By Bridget Conlan
A few weeks ago, I was going through Facebook messages and realized I had a few that were unopened because they had been filtered into a junk folder. One was from an anonymous sender and it read, “You are so ugly. Your mouth is enormous it’s like a piranha.”
I immediately burst out laughing.
I doubt that was the reaction the sender intended for me to have but I couldn’t help it. Now, I am not sure how you send an anonymous Facebook message, but I imagine you would have to create a fake Facebook account, send the message, and then delete the account - whoever this person is they really went out of their way to try to insult me.
It just so happened that I had my annual teeth cleaning scheduled a few days later, so I asked my dentist what she thought about the “big mouth” comment. She and the hygienist seemed to think my feelings had been hurt by the comment, so I quickly made it clear that I thought it was hilarious, and we all laughed at the obvious immaturity of a 20-something who has nothing better to do with their time than sending anonymous insults via Facebook.
If someone had made a comment like that when I was in middle school or high school, it would have impacted me differently. I have definitely received my fair share of insults throughout middle school, high school, college, and even post-grad – and I definitely was not laughing at them at first.
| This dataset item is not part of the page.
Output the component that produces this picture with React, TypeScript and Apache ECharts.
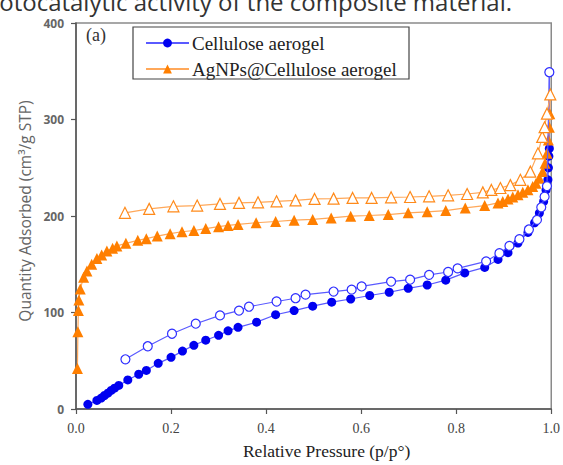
import React, { useEffect, useRef } from "react";
import * as echarts from "echarts";

const xTicks = [0, 0.2, 0.4, 0.6, 0.8, 1.0];
const yTicks = [0, 100, 200, 300, 400];

const seriesNames = ["Cellulose aerogel", "AgNPs@Cellulose aerogel"];

const blueAds: number[][] = [
  [0.025, 4.8], [0.044, 8.9], [0.053, 11.3], [0.06, 14], [0.067, 16.4], [0.074, 19.2], [0.081, 21.6],
  [0.09, 24.4], [0.109, 30.1], [0.132, 36], [0.148, 40], [0.173, 47.3], [0.2, 53.5], [0.224, 60],
  [0.248, 66], [0.273, 71.3], [0.3, 76.4], [0.32, 81], [0.341, 84.6], [0.38, 90], [0.42, 97.7],
  [0.459, 102], [0.498, 106.6], [0.538, 110.7], [0.578, 114], [0.618, 117.6], [0.659, 121],
  [0.699, 125], [0.739, 128.5], [0.778, 133.5], [0.818, 141], [0.86, 146.7], [0.888, 155],
  [0.909, 162], [0.93, 172], [0.951, 183], [0.965, 193], [0.975, 203], [0.984, 215], [0.989, 227],
  [0.993, 237.5], [0.994, 250], [0.995, 262], [0.996, 270], [0.996, 349],
];

const blueDes: number[][] = [
  [0.104, 51.5], [0.151, 65], [0.202, 78], [0.252, 88.4], [0.303, 97], [0.343, 102], [0.364, 106],
  [0.422, 111.4], [0.462, 114.8], [0.483, 118.5], [0.542, 121.7], [0.58, 123.7], [0.601, 127],
  [0.663, 132], [0.703, 134], [0.743, 139], [0.783, 142], [0.803, 145.7], [0.863, 153], [0.891, 161.4],
  [0.912, 169], [0.933, 176], [0.953, 186], [0.97, 196], [0.979, 209], [0.986, 220], [0.991, 231],
  [0.996, 349],
];

const orangeAds: number[][] = [
  [0.003, 42], [0.004, 80], [0.005, 102], [0.006, 113], [0.009, 124.4], [0.016, 136.4], [0.023, 143],
  [0.033, 150], [0.044, 156], [0.054, 159.7], [0.065, 163.8], [0.077, 166.6], [0.086, 169],
  [0.105, 171.7], [0.13, 174.8], [0.148, 176.5], [0.171, 179.2], [0.198, 181.7], [0.223, 183.7],
  [0.248, 185], [0.273, 187], [0.3, 188.9], [0.32, 190.2], [0.341, 191.3], [0.379, 193], [0.42, 194.3],
  [0.459, 195.7], [0.498, 196.5], [0.537, 198], [0.578, 199.8], [0.617, 200.5], [0.657, 201.5],
  [0.699, 203.3], [0.739, 204.3], [0.778, 205.6], [0.819, 208.4], [0.86, 210.8], [0.888, 213.6],
  [0.898, 215], [0.909, 217.7], [0.919, 219.7], [0.93, 222], [0.94, 224.5], [0.951, 227.2],
  [0.961, 230.6], [0.968, 234], [0.975, 239], [0.982, 246], [0.987, 254.7], [0.991, 265],
  [0.994, 278.7], [0.996, 292], [0.997, 306], [0.998, 326],
];

const orangeDes: number[][] = [
  [0.103, 203.3], [0.154, 207.4], [0.205, 210], [0.255, 210.8], [0.303, 212.5], [0.343, 213.6],
  [0.383, 214.2], [0.422, 215.2], [0.462, 216.2], [0.502, 217.7], [0.542, 218], [0.582, 218.7],
  [0.622, 218.7], [0.663, 219.4], [0.703, 219.7], [0.743, 220.4], [0.783, 221.4], [0.823, 222.8],
  [0.856, 224.5], [0.874, 227], [0.893, 229], [0.914, 232], [0.935, 237.5], [0.956, 246],
  [0.972, 265], [0.981, 282], [0.986, 292], [0.991, 306], [0.998, 326],
];

const BLUE = "#0000f0";
const BLUE_LINE = "#5a5aff";
const ORANGE = "#ff7f00";
const ORANGE_LINE = "#ffa85a";

export default function App() {
  const ref = useRef<HTMLDivElement>(null);
  useEffect(() => {
    if (!ref.current) return;
    const chart = echarts.init(ref.current, null, { renderer: "svg" });
    const option: any = {
      animation: false,
      backgroundColor: "#ffffff",
      grid: {
        left: 76,
        right: 10,
        top: 23,
        bottom: 54,
        show: true,
        borderColor: "#8a8a8a",
        borderWidth: 1.5,
        backgroundColor: "transparent",
      },
      graphic: [
        {
          type: "text",
          right: 51,
          top: -11,
          style: {
            text: "Photocatalytic activity of the composite material.",
            font: "24px 'Open Sans'",
            lineHeight: 20,
            fill: "#333333",
          },
        },
        {
          type: "rect",
          shape: { x: 133, y: 27, width: 276, height: 52 },
          style: { fill: "none", stroke: "#444444", lineWidth: 1.2 },
          z: 10,
        },
        {
          type: "text",
          left: 86,
          top: 26,
          style: {
            text: "(a)",
            font: "18px 'Liberation Serif'",
            fill: "#333333",
          },
          z: 10,
        },
      ],
      legend: {
        data: seriesNames,
        orient: "vertical",
        left: 140,
        top: 33,
        itemGap: 6,
        itemWidth: 43,
        itemHeight: 11,
        padding: [0, 0, 0, 5],
        textStyle: {
          fontFamily: "Liberation Serif",
          fontSize: 19,
          color: "#222222",
          lineHeight: 20,
          padding: [0, 0, 0, -2],
        },
      },
      xAxis: {
        type: "value",
        min: 0,
        max: 1,
        interval: 0.2,
        name: "Relative Pressure (p/p°)",
        nameLocation: "middle",
        nameGap: 33,
        nameTextStyle: {
          fontFamily: "Liberation Serif",
          fontSize: 17.5,
          color: "#222222",
          padding: [0, 0, 0, 26],
        },
        axisLine: { show: true, lineStyle: { color: "#555555", width: 1.5 } },
        axisTick: { show: true, length: 5, lineStyle: { color: "#555555", width: 1.2 } },
        axisLabel: {
          margin: 12,
          fontFamily: "Liberation Serif",
          fontSize: 14,
          color: "#444444",
          formatter: (v: number) => (xTicks.includes(Math.round(v * 10) / 10) ? v.toFixed(1) : ""),
        },
        splitLine: { show: false },
      },
      yAxis: {
        type: "value",
        min: 0,
        max: 400,
        interval: 100,
        name: "Quantity Adsorbed (cm³/g STP)",
        nameLocation: "middle",
        nameGap: 39,
        nameTextStyle: {
          fontFamily: "Open Sans",
          fontSize: 15.5,
          color: "#666666",
          padding: [0, 0, 0, 10],
        },
        axisLine: { show: true, lineStyle: { color: "#555555", width: 1.5 } },
        axisTick: { show: true, length: 5, lineStyle: { color: "#555555", width: 1.2 } },
        axisLabel: {
          margin: 12,
          fontFamily: "Open Sans",
          fontWeight: "bold",
          fontSize: 12,
          lineHeight: 12,
          color: "#666666",
          formatter: (v: number) => (yTicks.includes(v) ? String(v) : ""),
        },
        splitLine: { show: false },
      },
      series: [
        {
          name: seriesNames[0],
          type: "line",
          data: blueAds,
          symbol: "circle",
          symbolSize: 9,
          showAllSymbol: true,
          lineStyle: { color: BLUE_LINE, width: 1.2 },
          itemStyle: { color: BLUE, borderColor: BLUE, borderWidth: 0 },
          z: 3,
        },
        {
          name: "Cellulose aerogel (desorption)",
          type: "line",
          data: blueDes,
          symbol: "circle",
          symbolSize: 9,
          showAllSymbol: true,
          lineStyle: { color: BLUE_LINE, width: 1.2 },
          itemStyle: { color: "#ffffff", borderColor: "#2f2fff", borderWidth: 1.2 },
          z: 4,
        },
        {
          name: seriesNames[1],
          type: "line",
          data: orangeAds,
          symbol: "triangle",
          symbolSize: 11,
          showAllSymbol: true,
          lineStyle: { color: ORANGE_LINE, width: 1.2 },
          itemStyle: { color: ORANGE, borderColor: ORANGE, borderWidth: 0 },
          z: 3,
        },
        {
          name: "AgNPs@Cellulose aerogel (desorption)",
          type: "line",
          data: orangeDes,
          symbol: "triangle",
          symbolSize: 11,
          showAllSymbol: true,
          lineStyle: { color: ORANGE_LINE, width: 1.2 },
          itemStyle: { color: "#ffffff", borderColor: "#ff8a1a", borderWidth: 1.2 },
          z: 4,
        },
      ],
    };
    chart.setOption(option);
    return () => chart.dispose();
  }, []);
  return (
    <div
      ref={ref}
      style={{ position: "absolute", left: 0, top: 0, width: 563, height: 465 }}
    />
  );
}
I remember being hurt and upset when I was called fat, or ugly or stupid, or told that I would not have any friends. And I was lucky enough to go though middle school before cyber bullying really started, so I can only imagine how much worse it has gotten.
You can insult someone without a computer or a smartphone – I am convinced there is a cave drawing equivalent to a “Burn Book” that has yet to be discovered - but the Internet certainly can empower bullies and enable them to hide behind the computer screen.
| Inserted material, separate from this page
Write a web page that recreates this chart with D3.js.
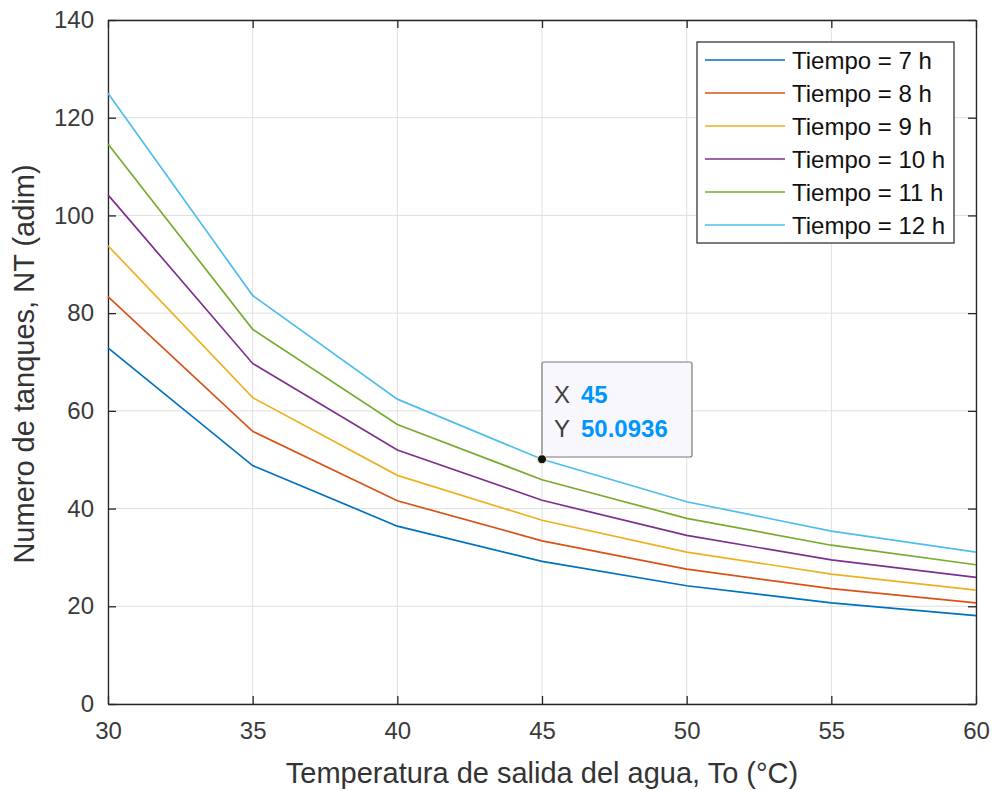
<!DOCTYPE html>
<html>
<head>
<meta charset="utf-8">
<script src="https://cdn.jsdelivr.net/npm/d3@7"></script>
<style>
  body { margin: 0; background: #fff; }
  text { font-family: "Liberation Sans", Arial, Helvetica, sans-serif; }
</style>
</head>
<body>
<svg></svg>
<script>
// datos
let temperaturas = [30, 35, 40, 45, 50, 55, 60];
let tiempos = ["Tiempo = 7 h", "Tiempo = 8 h", "Tiempo = 9 h", "Tiempo = 10 h", "Tiempo = 11 h", "Tiempo = 12 h"];
let nt7h  = [72.9, 48.8, 36.4, 29.2, 24.2, 20.7, 18.1];
let nt8h  = [83.4, 55.8, 41.6, 33.4, 27.6, 23.6, 20.7];
let nt9h  = [93.8, 62.7, 46.8, 37.6, 31.1, 26.6, 23.3];
let nt10h = [104.2, 69.7, 52.0, 41.7, 34.5, 29.5, 25.9];
let nt11h = [114.6, 76.7, 57.2, 45.9, 38.0, 32.5, 28.5];
let nt12h = [125.0, 83.6, 62.4, 50.0936, 41.4, 35.4, 31.1];
let xTicks = [30, 35, 40, 45, 50, 55, 60];
let yTicks = [0, 20, 40, 60, 80, 100, 120, 140];
let colores = ["#0072BD", "#D95319", "#EDB120", "#7E2F8E", "#77AC30", "#4DBEEE"];
let series = [nt7h, nt8h, nt9h, nt10h, nt11h, nt12h];

let svgWidth = 995;
let svgHeight = 791;
let margin = {left: 108, top: 20, right: 19, bottom: 87};

let svg = d3.select("svg")
  .attr("width", svgWidth)
  .attr("height", svgHeight);

let x = d3.scaleLinear().domain([30, 60]).range([margin.left, svgWidth - margin.right]);
let y = d3.scaleLinear().domain([0, 140]).range([svgHeight - margin.bottom, margin.top]);

// grid
svg.append("g").selectAll("line").data(xTicks).enter().append("line")
  .attr("x1", d => x(d)).attr("x2", d => x(d))
  .attr("y1", y(0)).attr("y2", y(140))
  .attr("stroke", "#dfdfdf").attr("stroke-width", 1);
svg.append("g").selectAll("line").data(yTicks).enter().append("line")
  .attr("x1", x(30)).attr("x2", x(60))
  .attr("y1", d => y(d)).attr("y2", d => y(d))
  .attr("stroke", "#dfdfdf").attr("stroke-width", 1);

// ejes (ticks hacia dentro, estilo matlab)
let ejeX = svg.append("g").attr("transform", "translate(0," + y(0) + ")")
  .call(d3.axisBottom(x).tickValues(xTicks).tickSizeInner(-8).tickSizeOuter(0).tickPadding(18));
let ejeXtop = svg.append("g").attr("transform", "translate(0," + y(140) + ")")
  .call(d3.axisTop(x).tickValues(xTicks).tickSizeInner(-8).tickSizeOuter(0).tickFormat(""));
let ejeY = svg.append("g").attr("transform", "translate(" + x(30) + ",0)")
  .call(d3.axisLeft(y).tickValues(yTicks).tickSizeInner(-8).tickSizeOuter(0).tickPadding(14));
let ejeYright = svg.append("g").attr("transform", "translate(" + x(60) + ",0)")
  .call(d3.axisRight(y).tickValues(yTicks).tickSizeInner(-8).tickSizeOuter(0).tickFormat(""));

[ejeX, ejeXtop, ejeY, ejeYright].forEach(function(g) {
  g.select(".domain").attr("stroke", "#262626").attr("stroke-width", 1.3);
  g.selectAll(".tick line").attr("stroke", "#262626").attr("stroke-width", 1.3);
  g.selectAll("text").attr("font-size", 24).attr("fill", "#3a3a3a")
    .attr("font-family", "'Liberation Sans', Arial, sans-serif");
});

// lineas
let linea = d3.line()
  .x((d, i) => x(temperaturas[i]))
  .y(d => y(d));

svg.append("g").selectAll("path").data(series).enter().append("path")
  .attr("d", d => linea(d))
  .attr("fill", "none")
  .attr("stroke", (d, i) => colores[i])
  .attr("stroke-width", 1.7);

// etiquetas de ejes
svg.append("text")
  .attr("x", (x(30) + x(60)) / 2).attr("y", 783)
  .attr("text-anchor", "middle")
  .attr("font-size", 29).attr("fill", "#333")
  .text("Temperatura de salida del agua, To (°C)");

svg.append("text")
  .attr("transform", "translate(34," + 364 + ") rotate(-90)")
  .attr("text-anchor", "middle")
  .attr("font-size", 29).attr("fill", "#333")
  .text("Numero de tanques, NT (adim)");

// leyenda
let leyenda = svg.append("g").attr("transform", "translate(697,42)");
leyenda.append("rect")
  .attr("width", 257).attr("height", 201)
  .attr("fill", "#fff").attr("stroke", "#262626").attr("stroke-width", 1.2);
let filas = leyenda.selectAll("g.fila").data(tiempos).enter().append("g")
  .attr("class", "fila")
  .attr("transform", (d, i) => "translate(0," + (18 + i * 33) + ")");
filas.append("line")
  .attr("x1", 8).attr("x2", 88)
  .attr("stroke", (d, i) => colores[i]).attr("stroke-width", 1.7);
filas.append("text")
  .attr("x", 95).attr("y", 9)
  .attr("font-size", 24).attr("fill", "#111")
  .text(d => d);

// cuadro de dato (datatip)
let px = x(temperaturas[3]), py = y(nt12h[3]);
svg.append("rect")
  .attr("x", px).attr("y", 362).attr("width", 150).attr("height", 95).attr("rx", 2)
  .attr("fill", "#f8f8fc").attr("stroke", "#7a7a7a").attr("stroke-width", 1.2);
svg.append("circle")
  .attr("cx", px).attr("cy", py).attr("r", 4.5)
  .attr("fill", "#111").attr("stroke", "#f3f0c8").attr("stroke-width", 1);

let tip = svg.append("g").attr("font-size", 24);
tip.append("text").attr("x", px + 12).attr("y", 403).attr("fill", "#404040").text("X");
tip.append("text").attr("x", px + 39).attr("y", 403).attr("fill", "#0096ff").attr("font-weight", "bold").text(temperaturas[3]);
tip.append("text").attr("x", px + 12).attr("y", 437).attr("fill", "#404040").text("Y");
tip.append("text").attr("x", px + 39).attr("y", 437).attr("fill", "#0096ff").attr("font-weight", "bold").text(nt12h[3]);
</script>
</body>
</html>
It is a lot easier to write mean things online than it is to say it to someone’s face, and that makes cyber bullying inherently cowardly.
These “keyboard warriors” pretend that they are being brave as they tear others down on the Internet, whether they are sending an anonymous insult or waging a war against someone who disagrees with them. While it can be tempting to stoop to their level, I have found it is better to laugh it off.
God teaches us in Romans 12:17 to "Never pay back evil for evil to anyone Respect what is right in the sight of all men."
Instead of using the power of the Internet for evil, why not try using it to spread grace and become a different kind of “keyboard warrior” - one that spreads positivity.
That girl at school you don’t normally talk to? Give her a compliment on her Instagram selfie where her hair looks amazing.
That friend that moved across the country? Send them a message to say you miss them.
That super intelligent kid at school who has opinions that differ from yours? Try fostering an open discussion so you each can hear the other’s perspective while keeping an open mind.
Always keep Ephesians 4:29 in mind that states, "Don’t use foul or abusive language. Let everything you say be good and helpful, so that your words will be an encouragement to those who hear them."